Other institutions that have received this recognition include the Los Angeles Times, The Hollywood Reporter and Disneyland, the latter of which displays its star outside of the park’s main gates — much like the School of Cinematic Arts’ display of its own star.
“The star is to honor us because we’re the oldest film school in the country,” said Marlene Loadvine, senior dean of SCA external relations. “The Chamber also recognized that we continue to produce so many prominent people in the entertainment industry.”
Akin to how the School of Cinematic Arts has maintained its prestige for the past 80 years, the school received the commemorative star through a technique alumni have perfected throughout the years: networking, or what alumni, current students and faculty affectionately nicknamed the Trojan Mafia.
“One of our alums, Don Tillman, came up with the idea to celebrate the school’s 80th anniversary with a star,” Loadvine said. “It’s a very political process that takes about a year of going through applications and nominations.”
However political the process might be, it also greatly helps that Tillman previously worked for the Hollywood Chamber of Commerce for 12 years.
“Tillman, who used to be on the Hollywood board, was the first to approach us about USC receiving a star,” Martinez-Holler said. “USC, really, is the first school because they are the only ones who’ve ever approached us … But I’m sure many more schools will be knocking at our door.”
Until then, the School of Cinematic Arts is milking its new precedent for all its worth.
The star’s official unveiling, which took place Thursday morning before the bronze eyes of Fairbanks Sr., was a quick yet well-stocked event that featured speeches from School of Cinematic Arts Dean Elizabeth Daley and Hollywood Chamber of Commerce President and CEO Leron Gubler, a performance from the Spirit of Troy marching band and an explosion of cardinal and gold confetti.
“More than anything, this event highlights the incredible talent, innovation and energy our alumni have brought to film,” Daley said. “For taking reality and reflecting it in new ways.”
Yet the star is not an emblem of USC’s devotion to the art form but a reminder of the school’s unwavering presence in all aspects of the studio system, a reminder that was further reinforced as theme songs from beloved blockbusters — such as Indiana Jones, Star Wars and Back to the Future — either directed or produced by USC alumni blared from large speakers set on the outskirts of the event.

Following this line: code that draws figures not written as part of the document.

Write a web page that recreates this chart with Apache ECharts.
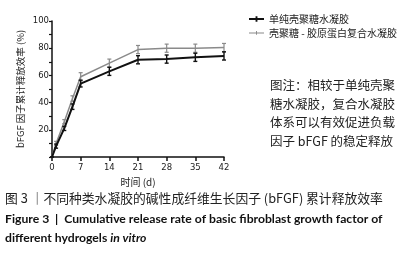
<!DOCTYPE html>
<html>
<head>
	<meta charset="utf-8">
	<title>bFGF 累计释放</title>
	<script src="https://cdn.jsdelivr.net/npm/echarts@6/dist/echarts.min.js"></script>
	<style>
		html, body { margin: 0; padding: 0; background: #fff; }
	</style>
</head>
<body>
	<div id="main" style="width: 406px; height: 254px"></div>
	<script type="text/javascript">
		// 数据
		var days = [0, 1, 3, 5, 7, 14, 21, 28, 35, 42];
		var chitosan = [0, 8, 21, 37, 54, 63, 71.5, 72, 73.3, 74.3];
		var chitosanErr = [0, 1.5, 1.5, 2, 2.5, 3, 3, 3, 3, 3];
		var composite = [0, 10, 26, 43, 59, 69, 79, 80, 80, 80.5];
		var compositeErr = [0, 1.5, 1.5, 2, 3, 3, 3, 3, 3, 3];
		var xTicks = [0, 7, 14, 21, 28, 35, 42];
		var seriesNames = ['单纯壳聚糖水凝胶', '壳聚糖 - 胶原蛋白复合水凝胶'];

		var CJK = '"Noto Sans CJK SC", "DejaVu Sans", sans-serif';
		var myChart = echarts.init(document.getElementById('main'));

		function pairs(ys) {
			return days.map(function (d, i) { return [d, ys[i]]; });
		}
		function errData(ys, es) {
			return days.map(function (d, i) { return [d, ys[i] - es[i], ys[i] + es[i]]; });
		}
		//误差线
		function errorBar(color, width) {
			return function (params, api) {
				var lo = api.coord([api.value(0), api.value(1)]);
				var hi = api.coord([api.value(0), api.value(2)]);
				var c = 2;
				var st = { stroke: color, lineWidth: width };
				return {
					type: 'group',
					children: [
						{ type: 'line', shape: { x1: lo[0], y1: lo[1], x2: hi[0], y2: hi[1] }, style: st },
						{ type: 'line', shape: { x1: lo[0] - c, y1: lo[1], x2: lo[0] + c, y2: lo[1] }, style: st },
						{ type: 'line', shape: { x1: hi[0] - c, y1: hi[1], x2: hi[0] + c, y2: hi[1] }, style: st }
					]
				};
			};
		}

		var option = {
			animation: false,
			grid: { left: 52, right: 182, top: 21, bottom: 97 },
			legend: {
				data: [
					{ name: seriesNames[0], icon: 'path://M0,3h16v2H0z M7,1h2v6H7z' },
					{ name: seriesNames[1], icon: 'path://M0,3.5h16v1H0z M7.5,2h1v4h-1z' }
				],
				orient: 'vertical',
				left: 244,
				top: 9,
				itemWidth: 15,
				itemHeight: 7,
				itemGap: 4,
				textStyle: { fontFamily: CJK, fontSize: 10, color: '#222' }
			},
			xAxis: {
				type: 'value',
				min: 0, max: 42, interval: 7,
				name: '时间 (d)',
				nameLocation: 'middle',
				nameGap: 20,
				nameTextStyle: { fontFamily: CJK, fontSize: 10, color: '#222' },
				axisLine: { lineStyle: { color: '#111', width: 1.5 } },
				axisTick: { length: 4, lineStyle: { color: '#111', width: 1.5 } },
				axisLabel: { fontFamily: 'DejaVu Sans', fontSize: 8.5, color: '#222', margin: 6 },
				splitLine: { show: false }
			},
			yAxis: {
				type: 'value',
				min: 0, max: 100, interval: 20,
				name: 'bFGF 因子累计释放效率 (%)',
				nameLocation: 'middle',
				nameRotate: 90,
				nameGap: 27,
				nameTextStyle: { fontFamily: CJK, fontSize: 9.5, color: '#222' },
				axisLine: { show: true, lineStyle: { color: '#111', width: 1.5 } },
				axisTick: { show: true, length: 3, lineStyle: { color: '#111', width: 1.2 } },
				minorTick: { show: true, splitNumber: 2, length: 3, lineStyle: { color: '#111', width: 1.2 } },
				axisLabel: {
					fontFamily: 'DejaVu Sans', fontSize: 8.5, color: '#222', margin: 3,
					formatter: function (v) { return v === 0 ? '' : v; }
				},
				splitLine: { show: false }
			},
			graphic: [
				{
					type: 'text', left: 270, top: 76,
					style: {
						text: '图注：相较于单纯壳聚\n糖水凝胶，复合水凝胶\n体系可以有效促进负载\n因子 bFGF 的稳定释放',
						font: '12.5px ' + CJK, fill: '#222', lineHeight: 18.5
					}
				},
				{
					type: 'text', left: 5, top: 192,
					style: { text: '图 3 ｜不同种类水凝胶的碱性成纤维生长因子 (bFGF) 累计释放效率', font: '12.8px ' + CJK, fill: '#222' }
				},
				{
					type: 'text', left: 5, top: 213,
					style: { text: 'Figure 3  |  Cumulative release rate of basic fibroblast growth factor of', font: 'bold 12.2px Lato, sans-serif', fill: '#111' }
				},
				{
					type: 'text', left: 5, top: 232,
					style: {
						text: '{a|different hydrogels }{b|in vitro}',
						rich: {
							a: { font: 'bold 12.2px Lato, sans-serif', fill: '#111' },
							b: { font: 'italic bold 12.2px Lato, sans-serif', fill: '#111' }
						}
					}
				}
			],
			series: [
				{
					name: seriesNames[1], type: 'line', data: pairs(composite),
					symbol: 'none', color: '#8a8a8a',
					lineStyle: { width: 1.5, color: '#8a8a8a' }, z: 2
				},
				{
					type: 'custom', data: errData(composite, compositeErr),
					renderItem: errorBar('#8a8a8a', 1.2), encode: { x: 0, y: [1, 2] }, z: 2
				},
				{
					name: seriesNames[0], type: 'line', data: pairs(chitosan),
					symbol: 'none', color: '#111',
					lineStyle: { width: 2, color: '#111' }, z: 3
				},
				{
					type: 'custom', data: errData(chitosan, chitosanErr),
					renderItem: errorBar('#111', 1.4), encode: { x: 0, y: [1, 2] }, z: 3
				}
			]
		};
		myChart.setOption(option);
	</script>
</body>
</html>
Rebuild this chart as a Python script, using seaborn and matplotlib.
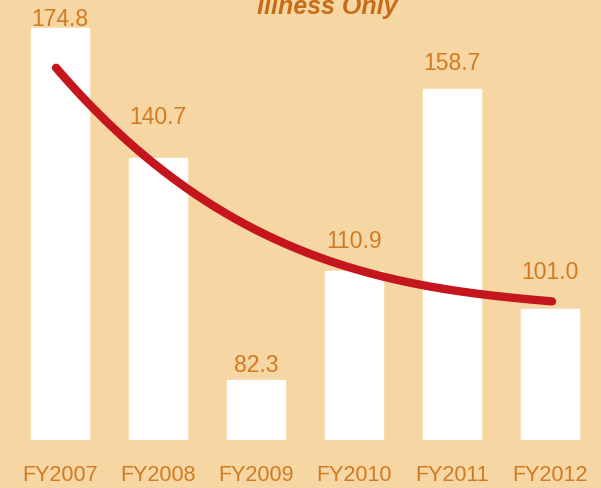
import numpy as np
import pandas as pd
import matplotlib
matplotlib.use("Agg")
import matplotlib.pyplot as plt
import seaborn as sns
from matplotlib import font_manager

# Fiscal-year totals (illness only)
years = ["FY2007", "FY2008", "FY2009", "FY2010", "FY2011", "FY2012"]
values = [174.8, 140.7, 82.3, 110.9, 158.7, 101.0]
# Smoothed downward trend read at each fiscal year
trend = [163.2, 138.3, 121.8, 111.5, 105.9, 103.0]
title = "Illness Only"

# Vertical gap (in points) between each bar top and its value label baseline
label_gap = [1.5, 24, 6, 17, 14, 21.5]

BG = "#F6D6A2"
LABEL = "#D27A22"
TITLE = "#C86C17"
RED = "#C4161C"

sns.set_theme(style="white")
installed = {f.name for f in font_manager.fontManager.ttflist}
families = [f for f in ["Liberation Sans Narrow", "Liberation Sans", "DejaVu Sans"] if f in installed]
plt.rcParams["font.family"] = families

df = pd.DataFrame({"year": years, "value": values})

fig = plt.figure(figsize=(6.01, 4.88), dpi=100, facecolor=BG)
ax = fig.add_axes([0, 48 / 488, 1, 440 / 488])
ax.set_facecolor(BG)

sns.barplot(data=df, x="year", y="value", color="white", saturation=1,
            width=0.592, ax=ax)

# trend line, fitted smoothly through the yearly trend readings
xi = np.arange(len(trend))
coef = np.polyfit(xi, trend, 3)
xs = np.linspace(xi[0] - 0.04, xi[-1] + 0.02, 200)
ax.plot(xs, np.polyval(coef, xs), color=RED, lw=6, solid_capstyle="round",
        zorder=5)

for i, (v, g) in enumerate(zip(values, label_gap)):
    ax.annotate(f"{v:.1f}", (i, v), xytext=(0, g), textcoords="offset points",
                ha="center", va="baseline", fontsize=16.5, color=LABEL)

ax.set_xlim(-0.612, 5.520)
ax.set_ylim(66.5, 182.2)
ax.set_xlabel("")
ax.set_ylabel("")
ax.set_yticks([])
ax.tick_params(axis="x", length=0, pad=29.5, labelsize=15.5, labelcolor=LABEL)
for lab in ax.get_xticklabels():
    lab.set_verticalalignment("baseline")
for s in ax.spines.values():
    s.set_visible(False)

fig.text(327 / 601, 1 - 14 / 488, title, ha="center", va="baseline",
         fontsize=18, fontweight="bold", fontstyle="italic", color=TITLE,
         family=["Liberation Sans", "DejaVu Sans"])

fig.savefig("out.png", dpi=100, facecolor=BG)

Notable alumni like John Singleton (Boyz n the Hood), Richard Kelly (Donnie Darko) and Shonda Rhimes (Grey’s Anatomy) mingled with former Academy president Sid Ganis and members of the Hitchcock family. A reading of a list of award-winning alumni took up a majority of the event.
As Daley proceeded to describe the film school’s newest amenities, from the building’s old Hollywood throwback design to an in-house gallery displaying film cameras, one cannot help but get the sense that as much as the School of Cinematic Arts is a premier institution, it is slowly morphing into a must-see Southern California attraction — and unabashedly so.
As Gubler stated in his speech minutes before the star’s unveiling: “USC and the Hollywood Walk of Fame are two of the most recognized icons of Southern California,”
Fairbanks Sr. sealed the School of Cinematic Arts’ fate as both a creative and business vehicle for aspiring film-minded talent the day he sat down with USC President Rufus B. von KleinSmid and collaborated on an unprecedented film institution.
Now, 80 years later with an extensive list of notable alumni and the school’s newest distinction of excellence cemented into the ground for all to see, it appears the School of Cinematic Arts won’t be leaving Hollywood anytime soon.